## REQUEST
Everything from the line with "Generate a Python" down to the line with "weights=counts, color=bar_color, zorder=2)" below must be printed exactly, those two lines included. Exclude pictures.

## DATA LINES
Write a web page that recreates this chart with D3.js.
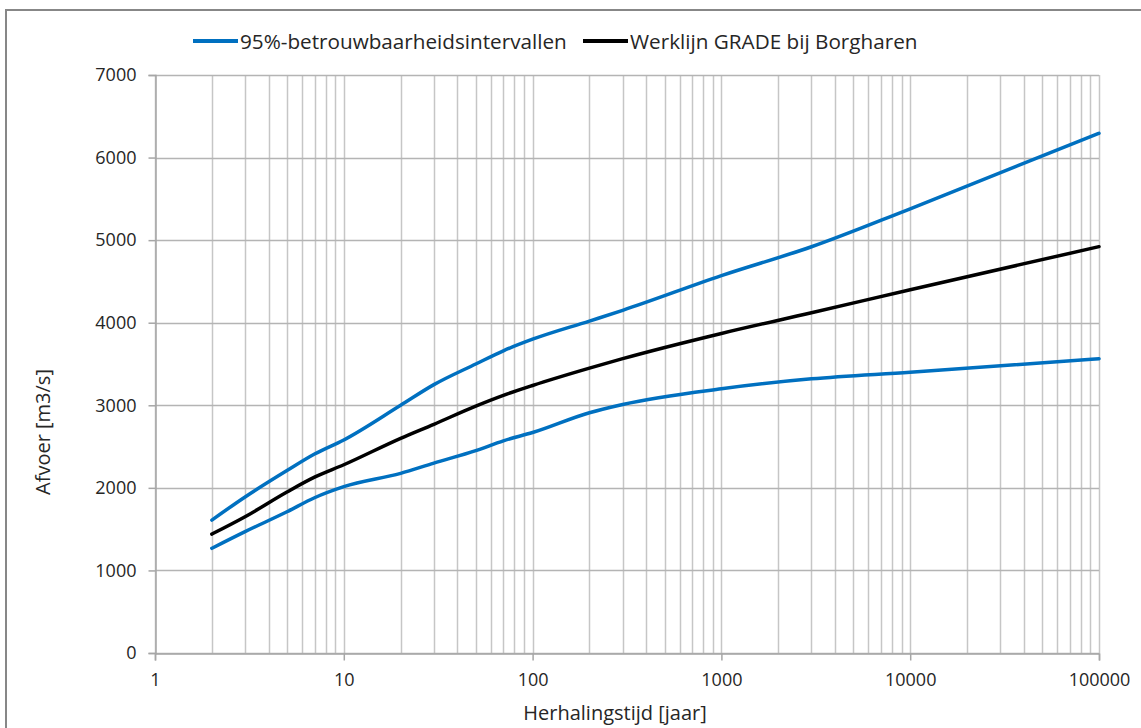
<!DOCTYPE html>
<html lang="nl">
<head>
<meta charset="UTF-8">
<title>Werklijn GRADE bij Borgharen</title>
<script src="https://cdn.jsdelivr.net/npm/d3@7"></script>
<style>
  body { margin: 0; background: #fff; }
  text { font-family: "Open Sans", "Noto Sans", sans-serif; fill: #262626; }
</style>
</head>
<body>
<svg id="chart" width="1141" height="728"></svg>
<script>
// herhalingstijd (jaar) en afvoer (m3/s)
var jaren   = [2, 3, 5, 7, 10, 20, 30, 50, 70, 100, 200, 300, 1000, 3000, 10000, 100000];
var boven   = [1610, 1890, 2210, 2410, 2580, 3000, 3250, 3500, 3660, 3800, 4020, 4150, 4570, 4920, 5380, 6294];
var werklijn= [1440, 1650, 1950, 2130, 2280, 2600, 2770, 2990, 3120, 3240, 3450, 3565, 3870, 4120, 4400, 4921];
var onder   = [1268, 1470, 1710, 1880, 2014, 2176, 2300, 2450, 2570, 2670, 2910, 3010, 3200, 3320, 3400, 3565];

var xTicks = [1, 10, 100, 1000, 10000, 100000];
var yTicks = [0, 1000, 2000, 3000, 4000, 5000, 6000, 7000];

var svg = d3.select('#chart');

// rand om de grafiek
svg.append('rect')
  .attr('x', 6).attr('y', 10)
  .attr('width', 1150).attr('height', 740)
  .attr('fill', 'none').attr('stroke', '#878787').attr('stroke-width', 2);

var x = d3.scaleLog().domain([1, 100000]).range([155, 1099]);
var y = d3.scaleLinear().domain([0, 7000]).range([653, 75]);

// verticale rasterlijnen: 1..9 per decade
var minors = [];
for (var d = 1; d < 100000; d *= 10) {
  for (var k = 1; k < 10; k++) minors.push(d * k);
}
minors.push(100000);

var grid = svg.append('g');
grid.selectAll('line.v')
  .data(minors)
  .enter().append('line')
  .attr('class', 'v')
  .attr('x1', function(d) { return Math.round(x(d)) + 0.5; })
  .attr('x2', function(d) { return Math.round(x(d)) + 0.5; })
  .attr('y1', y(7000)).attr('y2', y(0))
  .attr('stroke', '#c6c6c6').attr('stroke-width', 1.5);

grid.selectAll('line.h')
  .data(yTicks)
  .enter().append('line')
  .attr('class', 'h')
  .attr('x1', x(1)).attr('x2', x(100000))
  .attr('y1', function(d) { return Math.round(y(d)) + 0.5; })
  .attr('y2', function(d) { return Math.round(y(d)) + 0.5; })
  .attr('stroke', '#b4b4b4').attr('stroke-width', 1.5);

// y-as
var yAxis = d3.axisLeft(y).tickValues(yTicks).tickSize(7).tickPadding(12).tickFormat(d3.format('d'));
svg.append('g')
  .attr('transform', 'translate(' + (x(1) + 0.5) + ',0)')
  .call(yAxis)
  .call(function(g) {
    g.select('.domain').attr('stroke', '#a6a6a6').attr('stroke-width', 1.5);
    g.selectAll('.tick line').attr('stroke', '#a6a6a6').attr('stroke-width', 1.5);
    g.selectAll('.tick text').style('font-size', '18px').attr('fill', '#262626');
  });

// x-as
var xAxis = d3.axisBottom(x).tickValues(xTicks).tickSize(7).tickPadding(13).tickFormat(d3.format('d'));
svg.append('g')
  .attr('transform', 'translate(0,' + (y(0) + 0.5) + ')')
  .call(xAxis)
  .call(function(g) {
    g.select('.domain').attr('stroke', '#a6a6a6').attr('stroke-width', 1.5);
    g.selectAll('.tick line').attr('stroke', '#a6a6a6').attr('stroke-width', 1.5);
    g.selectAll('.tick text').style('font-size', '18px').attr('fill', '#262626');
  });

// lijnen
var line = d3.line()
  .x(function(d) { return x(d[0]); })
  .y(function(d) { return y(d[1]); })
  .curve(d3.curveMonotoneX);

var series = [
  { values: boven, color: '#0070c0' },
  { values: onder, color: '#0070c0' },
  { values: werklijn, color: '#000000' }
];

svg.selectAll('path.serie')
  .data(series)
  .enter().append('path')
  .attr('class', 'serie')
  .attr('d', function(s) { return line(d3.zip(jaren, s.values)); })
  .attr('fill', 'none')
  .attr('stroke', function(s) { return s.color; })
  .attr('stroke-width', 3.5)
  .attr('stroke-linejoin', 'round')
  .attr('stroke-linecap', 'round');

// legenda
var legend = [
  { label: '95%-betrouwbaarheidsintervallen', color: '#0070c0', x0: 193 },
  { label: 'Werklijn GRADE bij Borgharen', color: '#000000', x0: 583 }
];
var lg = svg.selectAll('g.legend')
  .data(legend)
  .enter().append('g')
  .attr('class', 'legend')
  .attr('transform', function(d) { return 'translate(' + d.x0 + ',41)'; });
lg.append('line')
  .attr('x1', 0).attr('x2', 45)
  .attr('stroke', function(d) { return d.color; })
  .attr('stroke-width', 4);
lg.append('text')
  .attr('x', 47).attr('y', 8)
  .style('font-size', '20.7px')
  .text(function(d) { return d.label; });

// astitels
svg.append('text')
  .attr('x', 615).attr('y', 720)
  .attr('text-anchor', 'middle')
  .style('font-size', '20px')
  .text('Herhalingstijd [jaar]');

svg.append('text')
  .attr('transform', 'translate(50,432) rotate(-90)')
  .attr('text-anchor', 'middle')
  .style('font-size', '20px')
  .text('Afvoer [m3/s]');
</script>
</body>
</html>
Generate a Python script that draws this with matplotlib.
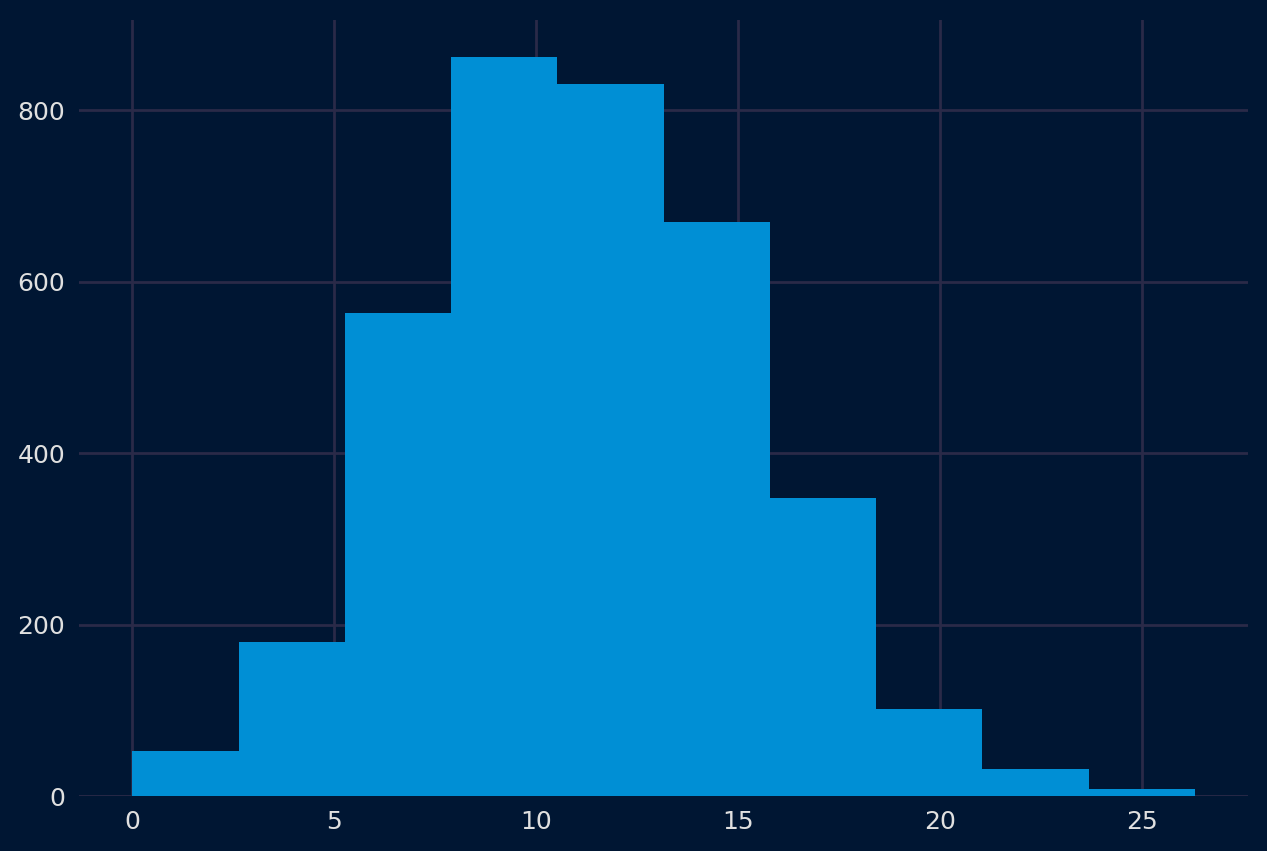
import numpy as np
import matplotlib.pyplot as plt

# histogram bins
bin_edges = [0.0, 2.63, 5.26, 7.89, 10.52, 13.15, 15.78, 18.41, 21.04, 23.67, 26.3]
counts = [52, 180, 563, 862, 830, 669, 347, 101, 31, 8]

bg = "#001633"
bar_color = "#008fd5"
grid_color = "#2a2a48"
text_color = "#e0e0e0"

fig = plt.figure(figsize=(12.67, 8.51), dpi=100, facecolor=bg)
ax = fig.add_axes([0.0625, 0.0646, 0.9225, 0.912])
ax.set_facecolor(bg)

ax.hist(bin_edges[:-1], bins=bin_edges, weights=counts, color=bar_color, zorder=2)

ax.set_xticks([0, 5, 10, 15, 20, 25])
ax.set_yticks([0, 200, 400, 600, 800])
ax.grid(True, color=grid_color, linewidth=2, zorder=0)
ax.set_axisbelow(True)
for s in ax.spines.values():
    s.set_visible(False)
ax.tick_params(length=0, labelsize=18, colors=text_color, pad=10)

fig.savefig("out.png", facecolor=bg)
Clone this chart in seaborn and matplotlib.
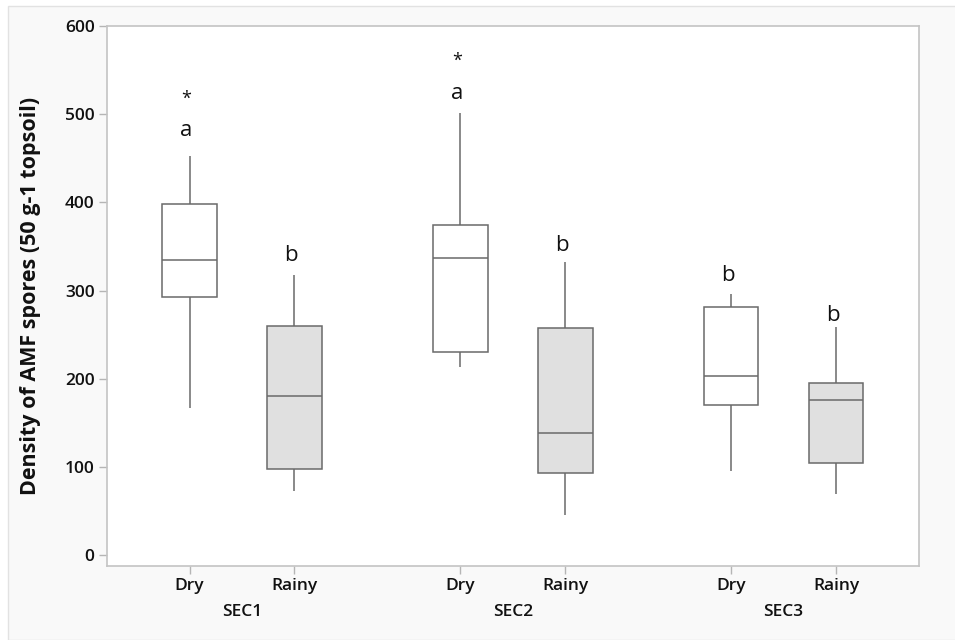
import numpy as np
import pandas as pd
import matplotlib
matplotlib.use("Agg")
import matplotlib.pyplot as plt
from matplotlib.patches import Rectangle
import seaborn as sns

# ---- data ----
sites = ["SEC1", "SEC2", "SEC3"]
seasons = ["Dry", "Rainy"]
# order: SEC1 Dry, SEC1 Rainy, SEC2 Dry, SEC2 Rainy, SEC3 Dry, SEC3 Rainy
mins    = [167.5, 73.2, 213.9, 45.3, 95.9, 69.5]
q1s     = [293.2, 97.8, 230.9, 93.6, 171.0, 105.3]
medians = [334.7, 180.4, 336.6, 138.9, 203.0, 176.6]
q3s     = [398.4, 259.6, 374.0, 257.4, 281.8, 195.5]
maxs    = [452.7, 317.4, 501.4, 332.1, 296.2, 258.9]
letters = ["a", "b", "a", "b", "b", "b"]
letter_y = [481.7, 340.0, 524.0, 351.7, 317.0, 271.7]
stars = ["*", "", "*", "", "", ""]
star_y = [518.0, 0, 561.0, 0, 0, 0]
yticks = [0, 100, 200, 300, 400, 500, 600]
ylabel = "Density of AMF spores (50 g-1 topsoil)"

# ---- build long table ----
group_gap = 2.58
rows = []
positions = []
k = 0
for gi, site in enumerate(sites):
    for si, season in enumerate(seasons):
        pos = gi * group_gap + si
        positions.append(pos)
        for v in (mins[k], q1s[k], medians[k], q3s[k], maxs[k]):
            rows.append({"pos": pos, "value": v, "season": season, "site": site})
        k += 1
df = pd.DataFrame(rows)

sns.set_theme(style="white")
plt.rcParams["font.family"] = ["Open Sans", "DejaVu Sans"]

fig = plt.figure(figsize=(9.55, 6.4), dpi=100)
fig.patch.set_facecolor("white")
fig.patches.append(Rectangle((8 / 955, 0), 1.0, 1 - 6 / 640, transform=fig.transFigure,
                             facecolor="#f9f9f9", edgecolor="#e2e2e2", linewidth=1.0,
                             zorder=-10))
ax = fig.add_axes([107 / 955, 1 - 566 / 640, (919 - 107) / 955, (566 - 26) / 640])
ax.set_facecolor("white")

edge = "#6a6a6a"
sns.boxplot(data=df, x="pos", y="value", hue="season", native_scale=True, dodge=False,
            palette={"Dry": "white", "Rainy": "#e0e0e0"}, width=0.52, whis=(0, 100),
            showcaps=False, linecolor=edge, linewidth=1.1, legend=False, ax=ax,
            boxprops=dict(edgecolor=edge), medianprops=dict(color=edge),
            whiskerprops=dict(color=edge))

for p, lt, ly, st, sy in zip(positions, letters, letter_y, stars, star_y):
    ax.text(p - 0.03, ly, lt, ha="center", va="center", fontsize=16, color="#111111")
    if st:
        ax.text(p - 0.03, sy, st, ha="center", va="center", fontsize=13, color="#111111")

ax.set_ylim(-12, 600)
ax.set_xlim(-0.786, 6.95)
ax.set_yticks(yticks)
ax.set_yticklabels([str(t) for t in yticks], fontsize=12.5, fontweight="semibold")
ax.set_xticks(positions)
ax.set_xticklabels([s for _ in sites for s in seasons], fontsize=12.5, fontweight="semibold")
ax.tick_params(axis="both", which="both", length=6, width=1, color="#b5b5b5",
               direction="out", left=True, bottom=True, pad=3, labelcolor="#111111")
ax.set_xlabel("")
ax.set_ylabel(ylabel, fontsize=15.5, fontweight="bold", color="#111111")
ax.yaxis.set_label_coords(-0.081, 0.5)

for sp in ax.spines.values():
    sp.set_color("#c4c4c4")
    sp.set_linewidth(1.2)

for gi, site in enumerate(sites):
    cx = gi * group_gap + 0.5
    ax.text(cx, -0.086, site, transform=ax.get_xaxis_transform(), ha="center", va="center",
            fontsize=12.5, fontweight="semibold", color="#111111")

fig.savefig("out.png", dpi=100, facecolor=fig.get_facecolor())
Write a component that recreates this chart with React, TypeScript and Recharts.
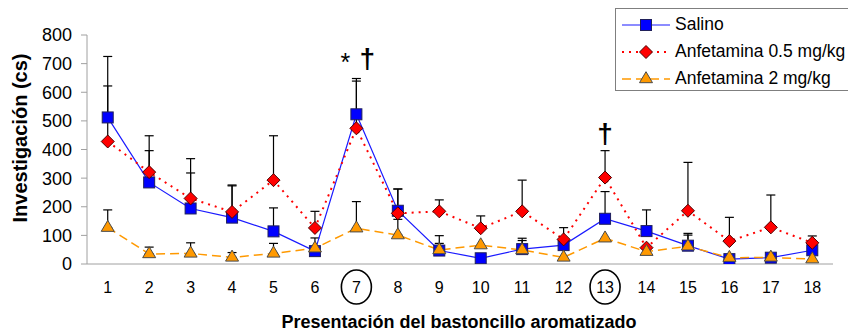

## FINISHED EXERCISE
Generate a Python script that draws this with matplotlib.
import numpy as np
import matplotlib.pyplot as plt

# histogram bins
bin_edges = [0.0, 2.63, 5.26, 7.89, 10.52, 13.15, 15.78, 18.41, 21.04, 23.67, 26.3]
counts = [52, 180, 563, 862, 830, 669, 347, 101, 31, 8]

bg = "#001633"
bar_color = "#008fd5"
grid_color = "#2a2a48"
text_color = "#e0e0e0"

fig = plt.figure(figsize=(12.67, 8.51), dpi=100, facecolor=bg)
ax = fig.add_axes([0.0625, 0.0646, 0.9225, 0.912])
ax.set_facecolor(bg)

ax.hist(bin_edges[:-1], bins=bin_edges, weights=counts, color=bar_color, zorder=2)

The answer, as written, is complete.